White House wants to encrypt every federal website

Proposal calls for using HTTPS across government to help protect privacy, prevent hacks.

In a move to improve privacy protections for people dealing with the government, the White House has proposed that all federal websites, including Defense department sites, begin using the HTTPS protocol within two years.

Most federal websites use the unencrypted HTTP—Hypertext Transfer Protocol—connection, which can leave users open to eavesdropping, tracking and manipulation or theft of sensitive information, according to the HTTPS-Only Standard posting on the site of the federal CIO. HTTPS, or HTTP Secure, adds Transport Layer Security encryption, the White House said, which can secure the connection.

“HTTPS verifies the identity of a website or web service for a connecting client, and encrypts nearly all information sent between the website or service and the user,” the post states. “Protected information includes cookies, user agent details, URL paths, form submissions, and query string parameters. HTTPS is designed to prevent this information from being read or changed while in transit.”
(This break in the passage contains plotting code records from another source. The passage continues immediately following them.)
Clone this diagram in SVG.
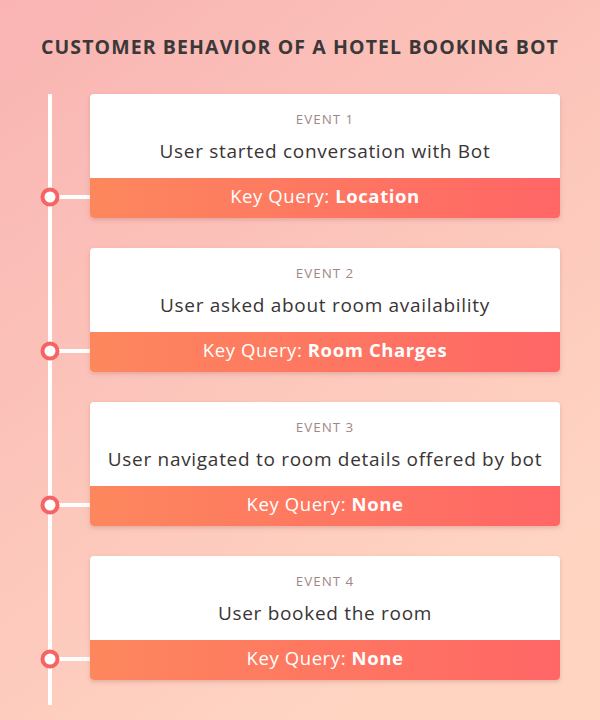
<svg xmlns="http://www.w3.org/2000/svg" width="600" height="720" viewBox="0 0 600 720">
<defs>
<linearGradient id="bg" x1="0" y1="0" x2="0.6" y2="1">
<stop offset="0" stop-color="#f9b4b3"/>
<stop offset="1" stop-color="#ffd5c2"/>
</linearGradient>
<linearGradient id="bar" x1="0" y1="0" x2="1" y2="0">
<stop offset="0" stop-color="#fd875d"/>
<stop offset="1" stop-color="#ff6666"/>
</linearGradient>
<filter id="sh" x="-5%" y="-10%" width="110%" height="130%">
<feDropShadow dx="0" dy="2" stdDeviation="2" flood-color="#b06060" flood-opacity="0.3"/>
</filter>
<clipPath id="cc"><rect x="0" y="0" width="470" height="124" rx="4"/></clipPath>
</defs>
<style>
.title{font-family:"Open Sans","Liberation Sans",sans-serif;font-weight:700;font-size:19.5px;fill:#3b3838;letter-spacing:1.1px;text-anchor:middle}
.ev{font-family:"Open Sans","Liberation Sans",sans-serif;font-size:13.4px;fill:#a08886;letter-spacing:1px;text-anchor:middle}
.desc{font-family:"Open Sans","Liberation Sans",sans-serif;font-size:19px;fill:#3a3434;letter-spacing:0.7px;text-anchor:middle}
.kq{font-family:"Open Sans","Liberation Sans",sans-serif;font-size:18.5px;fill:#fff;letter-spacing:0.6px;text-anchor:middle}
.kq tspan{font-weight:700}
.line{stroke:#fff;stroke-width:4;fill:none}
.dot{fill:#fff;stroke:#f56364;stroke-width:4}
</style>
<rect width="600" height="720" fill="url(#bg)"/>
<text class="title" x="300" y="54">CUSTOMER BEHAVIOR OF A HOTEL BOOKING BOT</text>
<g id="connectors">
<line class="line" x1="50" y1="94" x2="50" y2="705"/>
<line class="line" x1="50" y1="197" x2="90" y2="197"/>
<line class="line" x1="50" y1="351" x2="90" y2="351"/>
<line class="line" x1="50" y1="505" x2="90" y2="505"/>
<line class="line" x1="50" y1="659" x2="90" y2="659"/>
<circle class="dot" cx="50" cy="197" r="7.5"/>
<circle class="dot" cx="50" cy="351" r="7.5"/>
<circle class="dot" cx="50" cy="505" r="7.5"/>
<circle class="dot" cx="50" cy="659" r="7.5"/>
</g>
<g id="event1" transform="translate(90,94)">
<g filter="url(#sh)"><g clip-path="url(#cc)"><rect width="470" height="124" fill="#fff"/><rect y="84" width="470" height="40" fill="url(#bar)"/></g></g>
<text class="ev" x="235" y="30">EVENT 1</text>
<text class="desc" x="235" y="64">User started conversation with Bot</text>
<text class="kq" x="235" y="109">Key Query: <tspan>Location</tspan></text>
</g>
<g id="event2" transform="translate(90,248)">
<g filter="url(#sh)"><g clip-path="url(#cc)"><rect width="470" height="124" fill="#fff"/><rect y="84" width="470" height="40" fill="url(#bar)"/></g></g>
<text class="ev" x="235" y="30">EVENT 2</text>
<text class="desc" x="235" y="64">User asked about room availability</text>
<text class="kq" x="235" y="109">Key Query: <tspan>Room Charges</tspan></text>
</g>
<g id="event3" transform="translate(90,402)">
<g filter="url(#sh)"><g clip-path="url(#cc)"><rect width="470" height="124" fill="#fff"/><rect y="84" width="470" height="40" fill="url(#bar)"/></g></g>
<text class="ev" x="235" y="30">EVENT 3</text>
<text class="desc" x="235" y="64">User navigated to room details offered by bot</text>
<text class="kq" x="235" y="109">Key Query: <tspan>None</tspan></text>
</g>
<g id="event4" transform="translate(90,556)">
<g filter="url(#sh)"><g clip-path="url(#cc)"><rect width="470" height="124" fill="#fff"/><rect y="84" width="470" height="40" fill="url(#bar)"/></g></g>
<text class="ev" x="235" y="30">EVENT 4</text>
<text class="desc" x="235" y="64">User booked the room</text>
<text class="kq" x="235" y="109">Key Query: <tspan>None</tspan></text>
</g>
</svg>
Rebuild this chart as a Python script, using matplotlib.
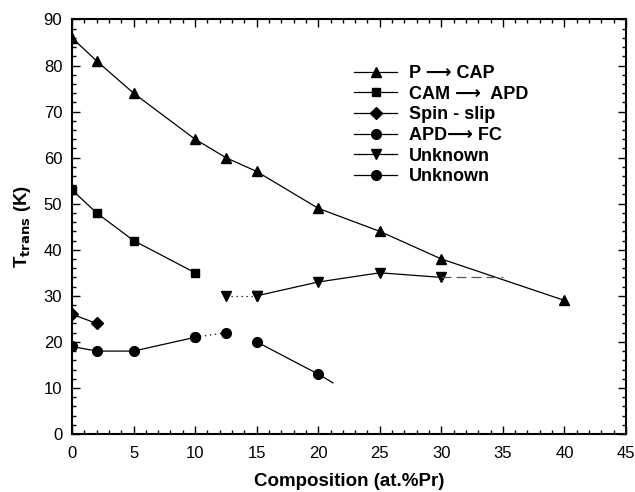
import matplotlib
matplotlib.use("Agg")
import matplotlib.pyplot as plt
from matplotlib.ticker import MultipleLocator

plt.rcParams['font.family'] = ['Liberation Sans', 'DejaVu Sans']

# data
p_cap_x = [0, 2, 5, 10, 12.5, 15, 20, 25, 30, 40]
p_cap_y = [86, 81, 74, 64, 60, 57, 49, 44, 38, 29]

cam_apd_x = [0, 2, 5, 10]
cam_apd_y = [53, 48, 42, 35]

spin_x = [0, 2]
spin_y = [26, 24]

apd_fc_x = [0, 2, 5, 10]
apd_fc_y = [19, 18, 18, 21]

unk1_x = [15, 20, 25, 30]
unk1_y = [30, 33, 35, 34]

unk2_x = [15, 20]
unk2_y = [20, 13]

# isolated points joined by dotted lines
unk1_start_x = [12.5, 15]
unk1_start_y = [30, 30]
apd_fc_end_x = [10, 12.5]
apd_fc_end_y = [21, 22]

# extrapolated tails
unk1_tail_x = [30, 35]
unk1_tail_y = [34, 34]
unk2_tail_x = [20, 21.2]
unk2_tail_y = [13, 11.1]

labels = ['P \u27f6 CAP', 'CAM \u27f6  APD', 'Spin - slip',
          'APD\u27f6 FC', 'Unknown', 'Unknown']

fig = plt.figure(figsize=(6.35, 4.92), dpi=100)
ax = fig.add_axes([0.1134, 0.1179, 0.8724, 0.8425])

lw = 0.9
ms = 7
ax.plot(p_cap_x, p_cap_y, color='black', lw=lw, marker='^', ms=ms, label=labels[0])
ax.plot(cam_apd_x, cam_apd_y, color='black', lw=lw, marker='s', ms=ms - 1, label=labels[1])
ax.plot(spin_x, spin_y, color='black', lw=lw, marker='D', ms=ms - 1, label=labels[2])
ax.plot(apd_fc_x, apd_fc_y, color='black', lw=lw, marker='o', ms=ms, label=labels[3])
ax.plot(unk1_x, unk1_y, color='black', lw=lw, marker='v', ms=ms, label=labels[4])
ax.plot(unk2_x, unk2_y, color='black', lw=lw, marker='o', ms=ms, label=labels[5])

ax.plot(unk1_start_x, unk1_start_y, color='black', lw=lw, ls=(0, (1, 3)), marker='v', ms=ms)
ax.plot(apd_fc_end_x, apd_fc_end_y, color='black', lw=lw, ls=(0, (1, 3)), marker='o', ms=ms)
ax.plot(unk1_tail_x, unk1_tail_y, color='#555555', lw=lw, ls=(0, (8, 4)))
ax.plot(unk2_tail_x, unk2_tail_y, color='black', lw=lw)

ax.set_xlim(0, 45)
ax.set_ylim(0, 90)
ax.xaxis.set_major_locator(MultipleLocator(5))
ax.xaxis.set_minor_locator(MultipleLocator(1))
ax.yaxis.set_major_locator(MultipleLocator(10))
ax.yaxis.set_minor_locator(MultipleLocator(2))
ax.tick_params(which='both', direction='in', top=True, right=True, labelsize=12, width=1)
ax.tick_params(which='major', length=6)
ax.tick_params(which='minor', length=3)
ax.tick_params(axis='x', which='major', pad=9)
ax.tick_params(axis='y', which='major', pad=7)
for s in ax.spines.values():
    s.set_linewidth(1.5)

ax.set_xlabel('Composition (at.%Pr)', fontsize=13.5, fontweight='bold', labelpad=8)
ax.set_ylabel('T$_{\\mathbf{trans}}$ (K)', fontsize=13.5, fontweight='bold', labelpad=8)

ax.legend(loc='upper left', bbox_to_anchor=(0.509, 0.89), frameon=False,
          prop={'weight': 'bold', 'size': 13}, handlelength=2.4,
          labelspacing=0.2, handletextpad=0.65, borderaxespad=0, borderpad=0)

fig.savefig('out.png', dpi=100)
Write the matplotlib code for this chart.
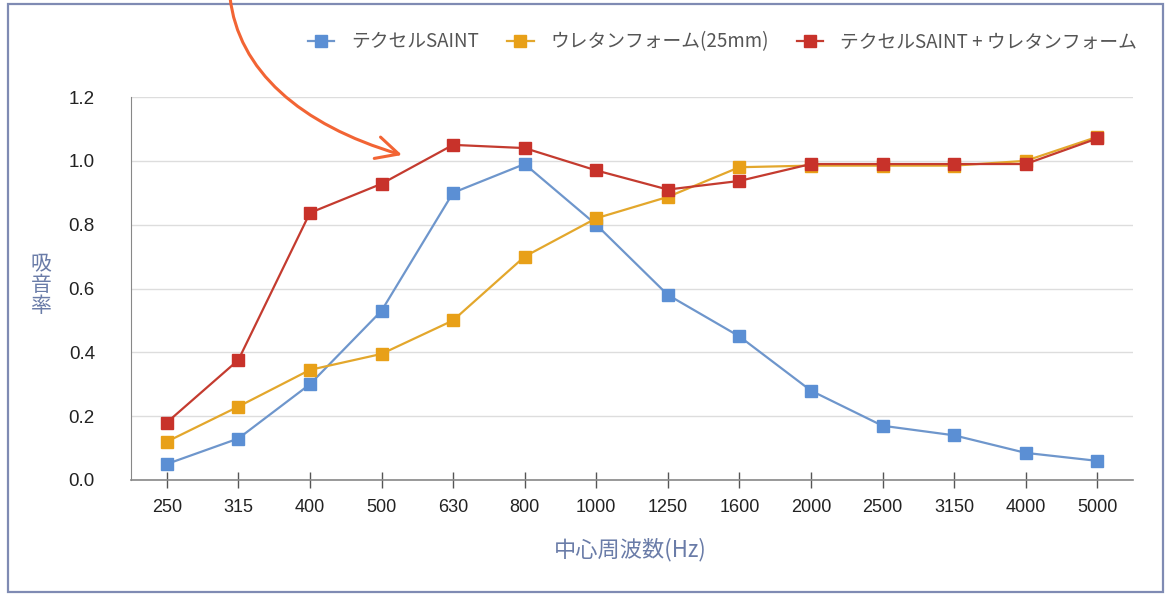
import matplotlib
matplotlib.use('Agg')
import matplotlib.pyplot as plt
from matplotlib.lines import Line2D
from matplotlib.patches import Rectangle, FancyArrowPatch
from matplotlib.path import Path

plt.rcParams['font.family'] = ['Noto Sans CJK JP', 'DejaVu Sans']

# data
freqs = ['250', '315', '400', '500', '630', '800', '1000', '1250',
         '1600', '2000', '2500', '3150', '4000', '5000']
saint = [0.05, 0.13, 0.30, 0.53, 0.90, 0.99, 0.80, 0.58,
         0.45, 0.28, 0.17, 0.14, 0.085, 0.06]
urethane = [0.12, 0.23, 0.345, 0.395, 0.50, 0.70, 0.82, 0.887,
            0.98, 0.985, 0.985, 0.985, 1.0, 1.075]
combined = [0.18, 0.376, 0.837, 0.928, 1.05, 1.04, 0.97, 0.91,
            0.937, 0.99, 0.99, 0.99, 0.99, 1.07]

labels = ['テクセルSAINT', 'ウレタンフォーム(25mm)', 'テクセルSAINT + ウレタンフォーム']
line_colors = ['#6e96cc', '#e3a72c', '#c43b2f']
marker_colors = ['#5b8fd4', '#e8a018', '#c8322a']
series = [saint, urethane, combined]

W, H = 1171, 594
fig = plt.figure(figsize=(W / 100, H / 100), dpi=100)
ax = fig.add_axes([131 / W, 1 - 480 / H, (1133 - 131) / W, (480 - 97) / H])

x = list(range(len(freqs)))
for vals, lc, mc in zip(series, line_colors, marker_colors):
    ax.plot(x, vals, color=lc, lw=1.6, marker='s', markersize=9,
            markerfacecolor=mc, markeredgecolor=mc, zorder=3)

ax.set_xlim(-0.5, len(freqs) - 0.5)
ax.set_ylim(0, 1.2)
ax.set_yticks([0.0, 0.2, 0.4, 0.6, 0.8, 1.0, 1.2])
ax.set_yticklabels(['0.0', '0.2', '0.4', '0.6', '0.8', '1.0', '1.2'],
                   family='Liberation Sans', fontsize=13.5, color='#222222')
ax.set_xticks(x)
ax.set_xticklabels(freqs, family='Liberation Sans', fontsize=13, color='#222222')
ax.tick_params(axis='y', length=0, pad=26)
ax.tick_params(axis='x', direction='inout', length=12, width=1, color='#555555', pad=8)
ax.grid(axis='y', color='#dddddd', lw=1)
ax.set_axisbelow(True)
for s in ['top', 'right']:
    ax.spines[s].set_visible(False)
ax.spines['left'].set_color('#888888')
ax.spines['bottom'].set_color('#888888')
ax.spines['bottom'].set_linewidth(1.2)

# axis titles
fig.text(41 / W, 1 - 285 / H, '吸\n音\n率', ha='center', va='center',
         fontsize=15, color='#6a7ca8', linespacing=0.95)
fig.text(630 / W, 1 - 550 / H, '中心周波数(Hz)', ha='center', va='center',
         fontsize=16, color='#6a7ca8')

# legend
handles = [Line2D([0], [0], color=lc, lw=1.6, marker='s', markersize=8,
                  markerfacecolor=mc, markeredgecolor=mc)
           for lc, mc in zip(line_colors, marker_colors)]
fig.legend(handles, labels, loc='center right', bbox_to_anchor=(1137 / W, 1 - 42 / H),
           ncol=3, frameon=False, fontsize=13.5, handlelength=1.4, handletextpad=0.9,
           columnspacing=1.5, borderaxespad=0, borderpad=0, labelcolor='#555555')

# outer frame
fig.patches.append(Rectangle((8 / W, 2 / H), 1155 / W, 588 / H,
                             transform=fig.transFigure, fill=False,
                             edgecolor='#7f8bb3', lw=1.6))

# orange annotation arrow (cubic curve from the top edge)
pts = [(230, -3), (238, 70), (300, 125), (402, 155)]
path = Path([(px / W, 1 - py / H) for px, py in pts],
            [Path.MOVETO, Path.CURVE4, Path.CURVE4, Path.CURVE4])
arrow = FancyArrowPatch(path=path, transform=fig.transFigure,
                        arrowstyle='->,head_length=16,head_width=8',
                        color='#f26434', lw=2.2)
fig.patches.append(arrow)

fig.savefig('out.png', dpi=100)
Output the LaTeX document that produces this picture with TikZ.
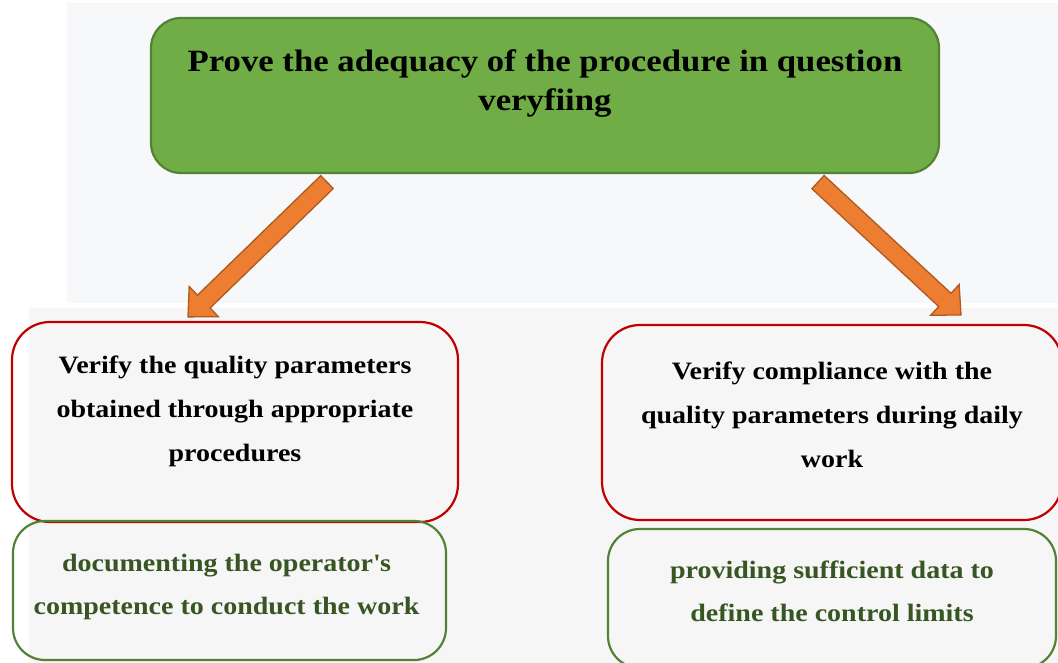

The CIO’s office says HTTPS uses Transport Layer Security, although the “S” in HTTPS also can stand for Secure Sockets Layer encryption. And although HTTPS is not invulnerable to hacking, breaking it isn’t particularly easy and using either standard would bolster security.

The Office of Management and Budget has released a draft proposal for the HTTPS-Only policy. If formally adopted, it would give federal sites two years to comply, also applying to federal sites run by contractors.

HTTPS has been around for decades, and is currently used on many popular websites, including Google, Facebook and most e-commerce sites. The layer of encryption does add some computing overhead, potentially slowing things down, but the growth of broadband connections and faster hardware and software in recent years has made the latency imperceptible for many users and made wider use of HTTPS more feasible.

Within the Defense Department, use of encryption to date has tended to depend on whether websites hold personal information. For example, general access sites that disseminate public information, such as Defense.gov, or the Defense Advanced Research Projects Agency’s website, currently don’t use HTTPS. Sites that would hold personal information or host transactions, such as Army Knowledge Online and the Navy-Marine Corps Intranet, do. OMB’s proposal encourages employee intranets to use HTTPS but would not require it.

Although the proposal would apply to all government websites, it encourages agencies to give priority to “Web services that involve an exchange of personally identifiable information (PII), where the content is unambiguously sensitive in nature, or where the content receives a high-level of traffic.”

Upgrading all websites to HTTPS would involve development time, the cost of procuring a security certificate and extra maintenance over time, according to the CIO’s posting, but the “tangible benefits to the American public outweigh the cost to the taxpayer.”

The Obama administration has set up a page on GitHub to solicit feedback on the proposal.